Exercise aim:
Tally every line of the listing below that holds "with", then give the tally alone.

Given data:
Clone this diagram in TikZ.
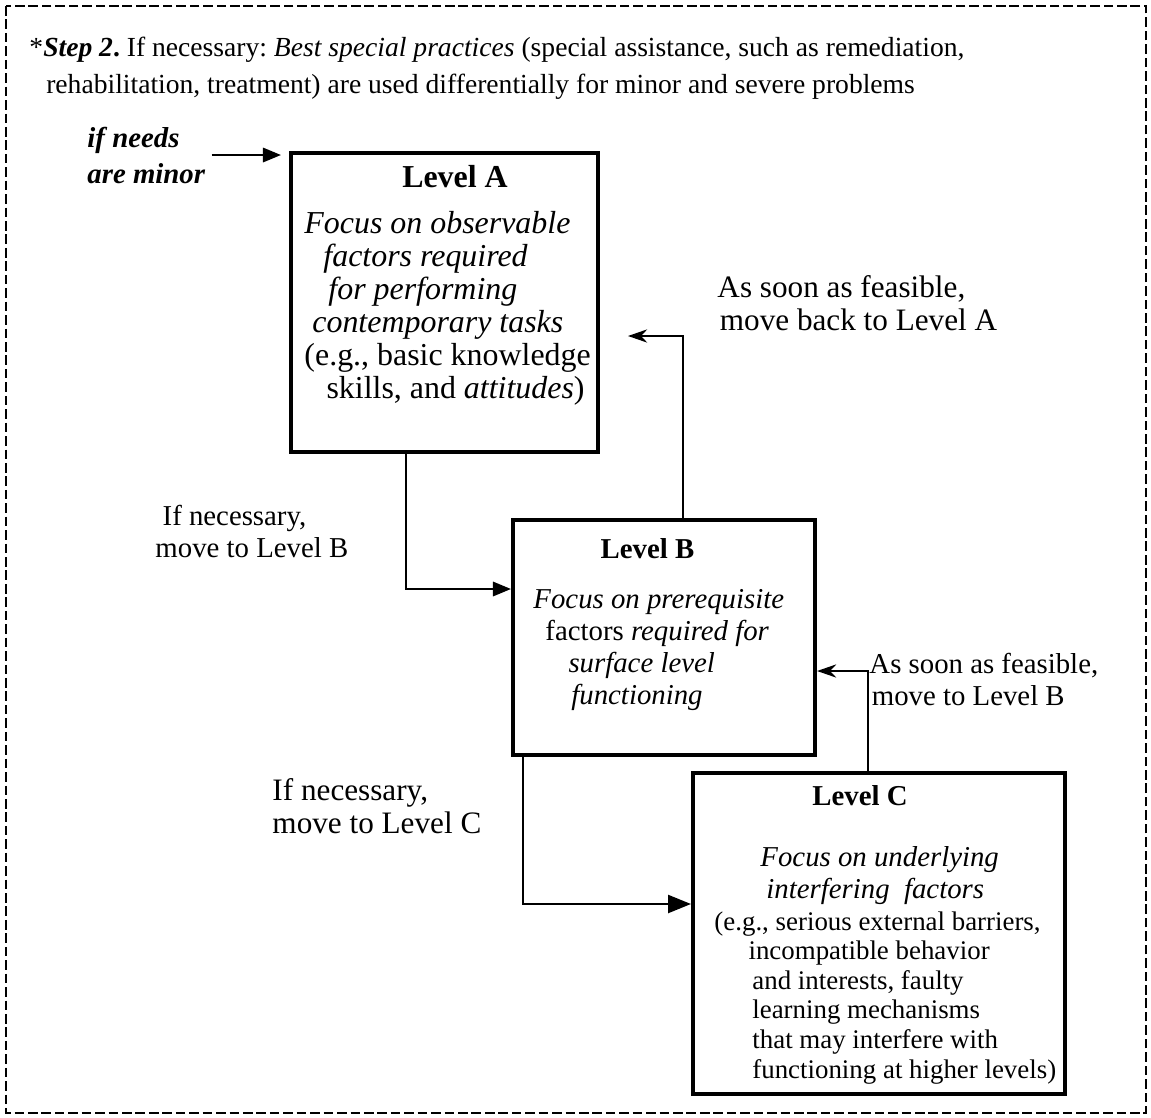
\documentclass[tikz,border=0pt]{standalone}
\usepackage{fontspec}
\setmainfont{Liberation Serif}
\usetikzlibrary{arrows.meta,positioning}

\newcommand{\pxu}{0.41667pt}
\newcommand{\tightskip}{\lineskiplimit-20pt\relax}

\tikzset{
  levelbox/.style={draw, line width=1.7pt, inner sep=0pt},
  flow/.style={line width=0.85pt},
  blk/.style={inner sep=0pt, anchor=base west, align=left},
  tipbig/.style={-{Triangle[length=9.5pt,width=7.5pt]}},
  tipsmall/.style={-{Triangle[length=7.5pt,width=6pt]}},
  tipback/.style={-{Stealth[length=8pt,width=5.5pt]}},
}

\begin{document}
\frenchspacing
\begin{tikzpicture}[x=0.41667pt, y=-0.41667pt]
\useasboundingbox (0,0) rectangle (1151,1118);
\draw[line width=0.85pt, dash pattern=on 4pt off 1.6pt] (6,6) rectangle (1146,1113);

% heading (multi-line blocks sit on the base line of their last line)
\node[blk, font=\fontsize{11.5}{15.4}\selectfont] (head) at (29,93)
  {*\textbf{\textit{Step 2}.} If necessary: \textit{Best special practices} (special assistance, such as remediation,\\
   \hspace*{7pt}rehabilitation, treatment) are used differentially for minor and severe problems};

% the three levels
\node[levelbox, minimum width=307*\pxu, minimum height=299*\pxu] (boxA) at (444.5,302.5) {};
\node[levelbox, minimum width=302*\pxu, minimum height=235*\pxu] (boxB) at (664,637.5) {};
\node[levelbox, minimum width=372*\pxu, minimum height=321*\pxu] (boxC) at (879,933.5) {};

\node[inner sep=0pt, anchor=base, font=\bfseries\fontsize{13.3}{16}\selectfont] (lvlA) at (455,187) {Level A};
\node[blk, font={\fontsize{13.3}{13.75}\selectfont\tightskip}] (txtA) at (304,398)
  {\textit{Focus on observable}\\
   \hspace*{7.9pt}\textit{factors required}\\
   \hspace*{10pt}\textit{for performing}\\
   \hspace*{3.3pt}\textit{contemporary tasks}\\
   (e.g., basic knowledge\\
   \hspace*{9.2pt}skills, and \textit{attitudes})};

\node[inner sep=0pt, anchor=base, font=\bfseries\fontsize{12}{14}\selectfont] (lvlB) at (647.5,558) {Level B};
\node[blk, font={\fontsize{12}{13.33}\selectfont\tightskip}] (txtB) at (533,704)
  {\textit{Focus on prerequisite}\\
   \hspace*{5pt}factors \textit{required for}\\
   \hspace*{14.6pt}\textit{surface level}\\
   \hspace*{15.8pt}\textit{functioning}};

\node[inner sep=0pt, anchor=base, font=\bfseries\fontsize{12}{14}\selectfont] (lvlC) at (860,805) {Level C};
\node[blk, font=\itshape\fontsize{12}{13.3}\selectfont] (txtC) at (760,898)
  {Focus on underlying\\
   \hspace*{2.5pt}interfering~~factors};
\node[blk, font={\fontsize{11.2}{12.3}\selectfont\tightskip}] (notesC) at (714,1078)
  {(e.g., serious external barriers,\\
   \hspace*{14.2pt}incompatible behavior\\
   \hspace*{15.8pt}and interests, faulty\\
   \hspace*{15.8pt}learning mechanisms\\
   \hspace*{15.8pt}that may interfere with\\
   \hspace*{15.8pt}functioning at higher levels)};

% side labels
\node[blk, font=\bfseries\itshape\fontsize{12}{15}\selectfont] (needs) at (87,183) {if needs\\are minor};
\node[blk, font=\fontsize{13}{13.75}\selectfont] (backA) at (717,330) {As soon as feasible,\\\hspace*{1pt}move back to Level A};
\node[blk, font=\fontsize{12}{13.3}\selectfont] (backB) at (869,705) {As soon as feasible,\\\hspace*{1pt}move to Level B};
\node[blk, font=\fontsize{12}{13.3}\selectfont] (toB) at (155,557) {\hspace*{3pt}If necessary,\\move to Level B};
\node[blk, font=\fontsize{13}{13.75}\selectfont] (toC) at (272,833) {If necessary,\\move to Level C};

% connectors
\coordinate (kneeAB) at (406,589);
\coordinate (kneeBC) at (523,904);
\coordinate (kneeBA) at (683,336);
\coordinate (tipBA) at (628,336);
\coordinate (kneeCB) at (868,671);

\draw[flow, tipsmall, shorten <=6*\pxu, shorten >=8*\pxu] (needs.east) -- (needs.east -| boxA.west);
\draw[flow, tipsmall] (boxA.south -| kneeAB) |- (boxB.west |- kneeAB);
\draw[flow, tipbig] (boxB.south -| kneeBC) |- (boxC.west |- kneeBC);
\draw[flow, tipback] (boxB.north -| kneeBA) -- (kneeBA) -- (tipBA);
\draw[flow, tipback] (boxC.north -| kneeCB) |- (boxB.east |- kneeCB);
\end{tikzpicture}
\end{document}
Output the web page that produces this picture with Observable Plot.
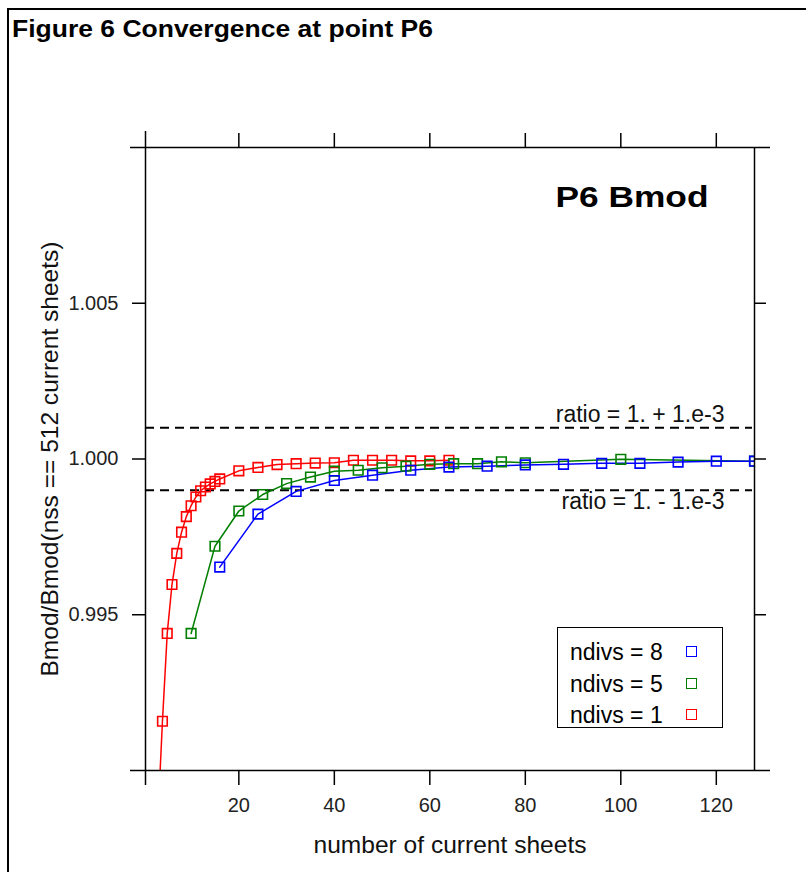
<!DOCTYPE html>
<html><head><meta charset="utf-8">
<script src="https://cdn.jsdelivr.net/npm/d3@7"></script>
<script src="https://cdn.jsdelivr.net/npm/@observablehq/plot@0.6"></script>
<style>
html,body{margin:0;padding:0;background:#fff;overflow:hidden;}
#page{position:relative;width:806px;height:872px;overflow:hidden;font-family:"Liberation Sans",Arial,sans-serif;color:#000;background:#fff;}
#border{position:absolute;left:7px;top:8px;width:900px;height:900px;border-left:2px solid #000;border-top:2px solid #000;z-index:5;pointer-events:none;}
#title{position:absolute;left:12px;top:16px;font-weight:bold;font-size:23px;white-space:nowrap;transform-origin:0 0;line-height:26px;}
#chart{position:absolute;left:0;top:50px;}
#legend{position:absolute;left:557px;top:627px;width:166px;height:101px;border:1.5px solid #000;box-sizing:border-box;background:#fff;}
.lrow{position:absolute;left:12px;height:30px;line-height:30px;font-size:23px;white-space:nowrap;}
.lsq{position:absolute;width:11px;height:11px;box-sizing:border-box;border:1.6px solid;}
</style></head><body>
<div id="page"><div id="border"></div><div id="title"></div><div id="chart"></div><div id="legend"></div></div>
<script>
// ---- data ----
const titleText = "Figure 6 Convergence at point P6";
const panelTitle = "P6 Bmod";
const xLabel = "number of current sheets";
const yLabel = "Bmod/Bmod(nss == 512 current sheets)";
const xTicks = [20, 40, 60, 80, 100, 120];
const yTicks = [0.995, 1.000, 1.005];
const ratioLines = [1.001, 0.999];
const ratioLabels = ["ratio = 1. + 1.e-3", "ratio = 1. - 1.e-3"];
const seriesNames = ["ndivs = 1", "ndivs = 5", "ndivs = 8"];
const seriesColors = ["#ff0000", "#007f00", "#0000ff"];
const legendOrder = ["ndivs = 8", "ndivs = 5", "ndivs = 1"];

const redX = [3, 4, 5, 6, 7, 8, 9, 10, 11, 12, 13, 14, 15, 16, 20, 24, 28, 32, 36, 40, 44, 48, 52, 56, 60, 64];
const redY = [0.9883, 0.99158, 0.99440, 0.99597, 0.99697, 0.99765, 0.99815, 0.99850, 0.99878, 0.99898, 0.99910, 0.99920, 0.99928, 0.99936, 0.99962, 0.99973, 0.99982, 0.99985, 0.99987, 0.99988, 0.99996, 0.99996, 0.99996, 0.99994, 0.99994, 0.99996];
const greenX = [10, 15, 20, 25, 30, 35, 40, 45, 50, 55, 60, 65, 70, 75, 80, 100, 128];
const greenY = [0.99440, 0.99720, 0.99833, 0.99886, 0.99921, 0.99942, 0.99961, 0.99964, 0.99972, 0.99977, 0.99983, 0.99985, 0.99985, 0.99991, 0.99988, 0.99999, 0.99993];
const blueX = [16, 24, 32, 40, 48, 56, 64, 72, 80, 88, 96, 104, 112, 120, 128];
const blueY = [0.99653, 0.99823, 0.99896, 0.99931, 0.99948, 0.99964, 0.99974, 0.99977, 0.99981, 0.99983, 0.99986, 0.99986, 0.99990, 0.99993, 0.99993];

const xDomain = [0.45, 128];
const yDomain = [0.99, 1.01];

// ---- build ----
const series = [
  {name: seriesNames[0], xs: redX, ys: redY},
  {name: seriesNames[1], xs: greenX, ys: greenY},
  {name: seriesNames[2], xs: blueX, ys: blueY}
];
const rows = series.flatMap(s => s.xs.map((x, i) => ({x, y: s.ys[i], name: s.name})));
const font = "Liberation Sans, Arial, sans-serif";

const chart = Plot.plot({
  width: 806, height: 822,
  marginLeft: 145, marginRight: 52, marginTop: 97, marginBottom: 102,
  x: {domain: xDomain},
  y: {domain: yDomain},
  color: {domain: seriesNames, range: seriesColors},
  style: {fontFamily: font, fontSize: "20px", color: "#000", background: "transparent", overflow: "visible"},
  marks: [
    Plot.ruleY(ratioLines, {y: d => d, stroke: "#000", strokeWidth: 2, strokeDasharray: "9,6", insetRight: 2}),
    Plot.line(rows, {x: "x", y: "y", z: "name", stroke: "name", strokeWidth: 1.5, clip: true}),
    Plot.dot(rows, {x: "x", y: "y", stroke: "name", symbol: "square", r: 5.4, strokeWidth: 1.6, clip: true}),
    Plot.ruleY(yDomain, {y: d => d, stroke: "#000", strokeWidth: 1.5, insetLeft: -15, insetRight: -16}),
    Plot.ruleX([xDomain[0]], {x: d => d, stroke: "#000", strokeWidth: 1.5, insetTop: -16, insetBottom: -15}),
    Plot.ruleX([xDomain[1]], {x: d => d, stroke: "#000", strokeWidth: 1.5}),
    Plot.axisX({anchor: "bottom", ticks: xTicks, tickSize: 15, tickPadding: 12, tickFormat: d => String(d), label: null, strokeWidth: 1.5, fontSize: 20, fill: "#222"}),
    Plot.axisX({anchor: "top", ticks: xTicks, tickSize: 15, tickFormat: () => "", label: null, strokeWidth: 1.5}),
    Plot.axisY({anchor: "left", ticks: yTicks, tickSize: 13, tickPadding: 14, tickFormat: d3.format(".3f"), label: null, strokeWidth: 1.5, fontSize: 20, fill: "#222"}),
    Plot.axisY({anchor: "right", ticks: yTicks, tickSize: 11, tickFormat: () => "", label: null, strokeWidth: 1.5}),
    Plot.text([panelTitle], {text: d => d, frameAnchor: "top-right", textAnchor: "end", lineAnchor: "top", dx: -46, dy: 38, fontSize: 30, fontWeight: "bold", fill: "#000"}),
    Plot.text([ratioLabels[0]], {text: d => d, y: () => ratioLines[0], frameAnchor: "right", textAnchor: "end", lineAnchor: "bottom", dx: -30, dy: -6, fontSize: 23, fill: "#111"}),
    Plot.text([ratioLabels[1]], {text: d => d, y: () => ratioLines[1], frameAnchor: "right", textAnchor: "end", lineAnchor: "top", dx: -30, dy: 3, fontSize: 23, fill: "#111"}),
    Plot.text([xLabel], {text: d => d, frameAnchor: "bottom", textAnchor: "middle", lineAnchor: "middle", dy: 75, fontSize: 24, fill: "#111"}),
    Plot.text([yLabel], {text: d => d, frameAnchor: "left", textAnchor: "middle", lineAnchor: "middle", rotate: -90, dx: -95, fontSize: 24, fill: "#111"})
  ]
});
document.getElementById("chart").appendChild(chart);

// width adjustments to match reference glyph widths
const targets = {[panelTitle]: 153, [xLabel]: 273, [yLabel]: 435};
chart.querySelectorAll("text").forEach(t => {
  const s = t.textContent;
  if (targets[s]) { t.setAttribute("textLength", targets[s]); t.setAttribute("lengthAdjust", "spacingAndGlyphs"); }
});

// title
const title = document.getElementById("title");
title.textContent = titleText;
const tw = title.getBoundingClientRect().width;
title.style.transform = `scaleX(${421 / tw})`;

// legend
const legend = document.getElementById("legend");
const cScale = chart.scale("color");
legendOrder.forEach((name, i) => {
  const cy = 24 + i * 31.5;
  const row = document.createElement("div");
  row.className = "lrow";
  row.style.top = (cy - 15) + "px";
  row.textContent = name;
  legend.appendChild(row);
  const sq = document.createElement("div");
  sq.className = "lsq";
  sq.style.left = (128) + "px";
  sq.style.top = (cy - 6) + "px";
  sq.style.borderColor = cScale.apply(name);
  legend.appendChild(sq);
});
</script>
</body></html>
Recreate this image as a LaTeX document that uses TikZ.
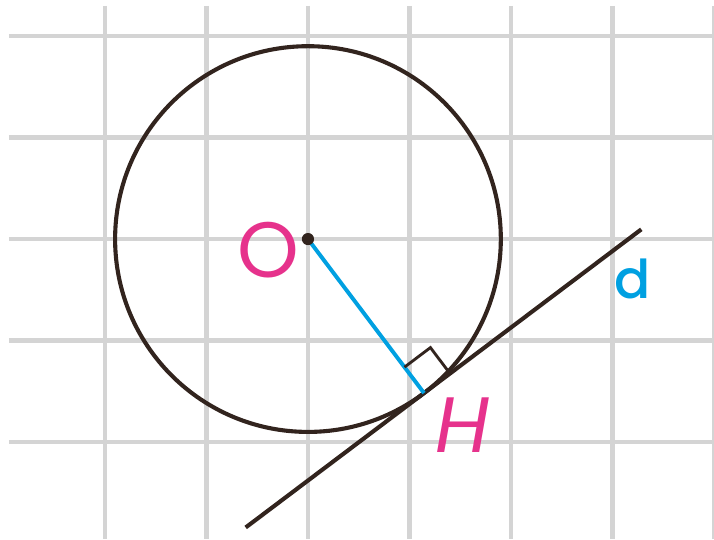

Exercise answer:
2